*The records*
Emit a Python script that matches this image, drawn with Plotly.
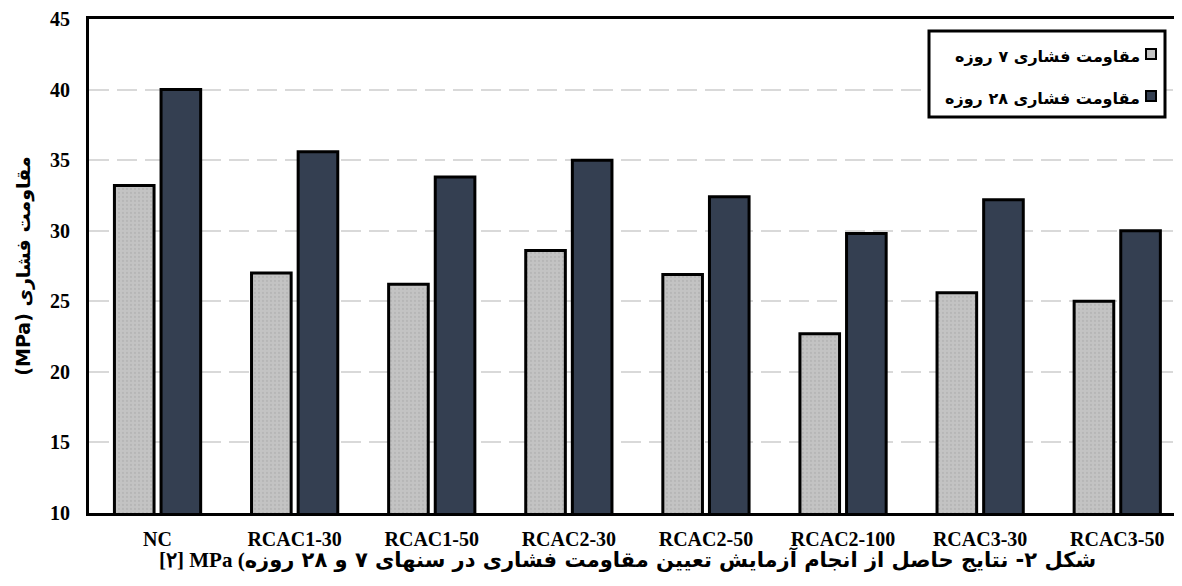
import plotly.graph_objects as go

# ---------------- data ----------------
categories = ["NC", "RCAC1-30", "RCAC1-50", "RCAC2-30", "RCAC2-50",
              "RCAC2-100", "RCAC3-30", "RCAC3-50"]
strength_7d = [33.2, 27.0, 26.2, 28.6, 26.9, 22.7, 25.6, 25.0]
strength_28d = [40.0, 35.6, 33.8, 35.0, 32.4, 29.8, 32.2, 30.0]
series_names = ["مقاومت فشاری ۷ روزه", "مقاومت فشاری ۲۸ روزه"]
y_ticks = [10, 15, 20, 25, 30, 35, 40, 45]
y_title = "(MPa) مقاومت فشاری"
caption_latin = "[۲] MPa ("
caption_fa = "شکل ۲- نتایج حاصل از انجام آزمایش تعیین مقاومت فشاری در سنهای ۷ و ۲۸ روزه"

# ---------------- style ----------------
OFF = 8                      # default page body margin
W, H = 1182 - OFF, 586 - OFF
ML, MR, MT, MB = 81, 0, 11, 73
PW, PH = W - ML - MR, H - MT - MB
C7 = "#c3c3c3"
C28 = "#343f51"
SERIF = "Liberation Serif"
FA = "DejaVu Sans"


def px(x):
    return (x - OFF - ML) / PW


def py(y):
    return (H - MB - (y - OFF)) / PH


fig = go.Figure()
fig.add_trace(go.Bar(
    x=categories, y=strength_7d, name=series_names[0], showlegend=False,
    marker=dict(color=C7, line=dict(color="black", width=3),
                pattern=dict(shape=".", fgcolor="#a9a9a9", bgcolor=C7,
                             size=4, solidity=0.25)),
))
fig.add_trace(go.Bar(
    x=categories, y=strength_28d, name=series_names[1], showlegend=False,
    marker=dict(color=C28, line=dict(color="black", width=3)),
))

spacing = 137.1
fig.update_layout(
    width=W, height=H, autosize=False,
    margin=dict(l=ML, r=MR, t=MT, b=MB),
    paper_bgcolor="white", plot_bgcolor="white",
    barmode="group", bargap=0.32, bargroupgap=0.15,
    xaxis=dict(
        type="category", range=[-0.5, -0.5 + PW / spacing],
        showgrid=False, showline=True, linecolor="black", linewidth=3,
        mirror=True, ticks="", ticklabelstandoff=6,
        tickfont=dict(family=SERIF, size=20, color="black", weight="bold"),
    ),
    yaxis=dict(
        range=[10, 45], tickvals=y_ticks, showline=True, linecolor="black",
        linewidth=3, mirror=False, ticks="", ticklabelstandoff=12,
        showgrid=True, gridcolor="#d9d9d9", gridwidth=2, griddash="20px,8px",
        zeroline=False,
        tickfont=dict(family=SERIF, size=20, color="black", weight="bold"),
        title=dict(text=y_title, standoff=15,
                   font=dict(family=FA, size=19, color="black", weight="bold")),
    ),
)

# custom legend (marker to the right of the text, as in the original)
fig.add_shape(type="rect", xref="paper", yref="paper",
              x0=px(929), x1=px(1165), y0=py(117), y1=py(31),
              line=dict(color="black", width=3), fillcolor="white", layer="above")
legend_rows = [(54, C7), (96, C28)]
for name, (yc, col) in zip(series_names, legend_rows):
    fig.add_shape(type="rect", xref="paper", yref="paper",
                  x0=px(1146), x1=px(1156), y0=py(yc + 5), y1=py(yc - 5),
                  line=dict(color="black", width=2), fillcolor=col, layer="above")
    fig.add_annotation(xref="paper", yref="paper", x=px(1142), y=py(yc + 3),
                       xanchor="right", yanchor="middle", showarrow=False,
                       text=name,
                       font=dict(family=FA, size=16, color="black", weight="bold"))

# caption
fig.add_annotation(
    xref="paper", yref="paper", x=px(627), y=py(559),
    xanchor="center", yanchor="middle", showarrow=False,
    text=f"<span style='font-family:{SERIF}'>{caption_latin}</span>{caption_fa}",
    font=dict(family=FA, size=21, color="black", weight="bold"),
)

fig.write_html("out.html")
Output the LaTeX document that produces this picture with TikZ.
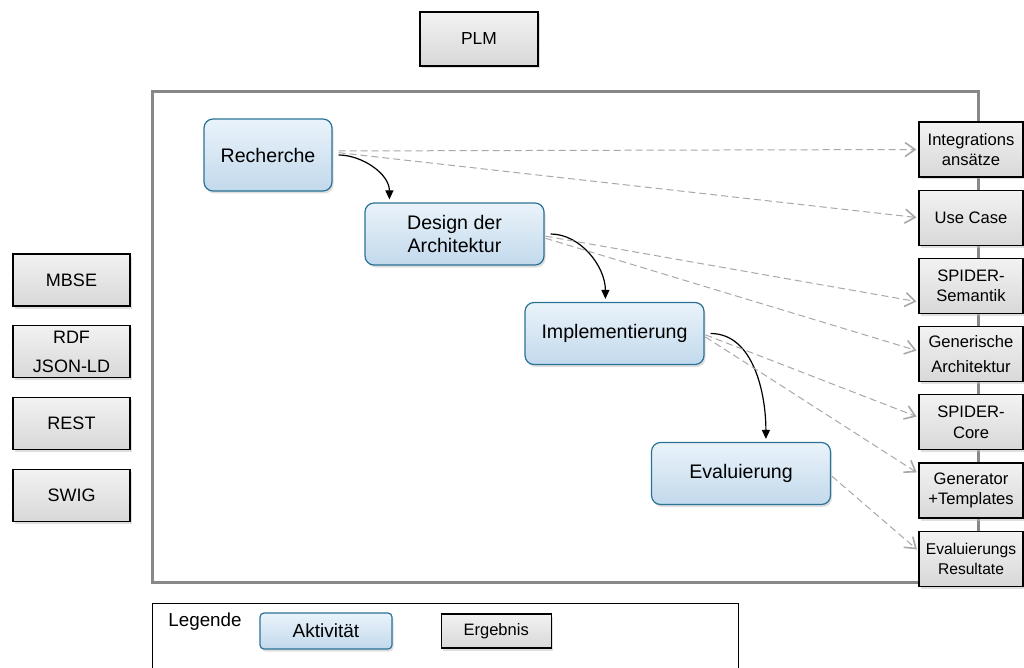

*Problem to work on*
Skip the pictures and print each record exactly as it stands.

*Result of the exercise*
Emit a Python script that matches this image, drawn with Plotly.
import plotly.graph_objects as go

# ---------------- data ----------------
categories = ["NC", "RCAC1-30", "RCAC1-50", "RCAC2-30", "RCAC2-50",
              "RCAC2-100", "RCAC3-30", "RCAC3-50"]
strength_7d = [33.2, 27.0, 26.2, 28.6, 26.9, 22.7, 25.6, 25.0]
strength_28d = [40.0, 35.6, 33.8, 35.0, 32.4, 29.8, 32.2, 30.0]
series_names = ["مقاومت فشاری ۷ روزه", "مقاومت فشاری ۲۸ روزه"]
y_ticks = [10, 15, 20, 25, 30, 35, 40, 45]
y_title = "(MPa) مقاومت فشاری"
caption_latin = "[۲] MPa ("
caption_fa = "شکل ۲- نتایج حاصل از انجام آزمایش تعیین مقاومت فشاری در سنهای ۷ و ۲۸ روزه"

# ---------------- style ----------------
OFF = 8                      # default page body margin
W, H = 1182 - OFF, 586 - OFF
ML, MR, MT, MB = 81, 0, 11, 73
PW, PH = W - ML - MR, H - MT - MB
C7 = "#c3c3c3"
C28 = "#343f51"
SERIF = "Liberation Serif"
FA = "DejaVu Sans"


def px(x):
    return (x - OFF - ML) / PW


def py(y):
    return (H - MB - (y - OFF)) / PH


fig = go.Figure()
fig.add_trace(go.Bar(
    x=categories, y=strength_7d, name=series_names[0], showlegend=False,
    marker=dict(color=C7, line=dict(color="black", width=3),
                pattern=dict(shape=".", fgcolor="#a9a9a9", bgcolor=C7,
                             size=4, solidity=0.25)),
))
fig.add_trace(go.Bar(
    x=categories, y=strength_28d, name=series_names[1], showlegend=False,
    marker=dict(color=C28, line=dict(color="black", width=3)),
))

spacing = 137.1
fig.update_layout(
    width=W, height=H, autosize=False,
    margin=dict(l=ML, r=MR, t=MT, b=MB),
    paper_bgcolor="white", plot_bgcolor="white",
    barmode="group", bargap=0.32, bargroupgap=0.15,
    xaxis=dict(
        type="category", range=[-0.5, -0.5 + PW / spacing],
        showgrid=False, showline=True, linecolor="black", linewidth=3,
        mirror=True, ticks="", ticklabelstandoff=6,
        tickfont=dict(family=SERIF, size=20, color="black", weight="bold"),
    ),
    yaxis=dict(
        range=[10, 45], tickvals=y_ticks, showline=True, linecolor="black",
        linewidth=3, mirror=False, ticks="", ticklabelstandoff=12,
        showgrid=True, gridcolor="#d9d9d9", gridwidth=2, griddash="20px,8px",
        zeroline=False,
        tickfont=dict(family=SERIF, size=20, color="black", weight="bold"),
        title=dict(text=y_title, standoff=15,
                   font=dict(family=FA, size=19, color="black", weight="bold")),
    ),
)

# custom legend (marker to the right of the text, as in the original)
fig.add_shape(type="rect", xref="paper", yref="paper",
              x0=px(929), x1=px(1165), y0=py(117), y1=py(31),
              line=dict(color="black", width=3), fillcolor="white", layer="above")
legend_rows = [(54, C7), (96, C28)]
for name, (yc, col) in zip(series_names, legend_rows):
    fig.add_shape(type="rect", xref="paper", yref="paper",
                  x0=px(1146), x1=px(1156), y0=py(yc + 5), y1=py(yc - 5),
                  line=dict(color="black", width=2), fillcolor=col, layer="above")
    fig.add_annotation(xref="paper", yref="paper", x=px(1142), y=py(yc + 3),
                       xanchor="right", yanchor="middle", showarrow=False,
                       text=name,
                       font=dict(family=FA, size=16, color="black", weight="bold"))

# caption
fig.add_annotation(
    xref="paper", yref="paper", x=px(627), y=py(559),
    xanchor="center", yanchor="middle", showarrow=False,
    text=f"<span style='font-family:{SERIF}'>{caption_latin}</span>{caption_fa}",
    font=dict(family=FA, size=21, color="black", weight="bold"),
)

fig.write_html("out.html")
Output the LaTeX document that produces this picture with TikZ.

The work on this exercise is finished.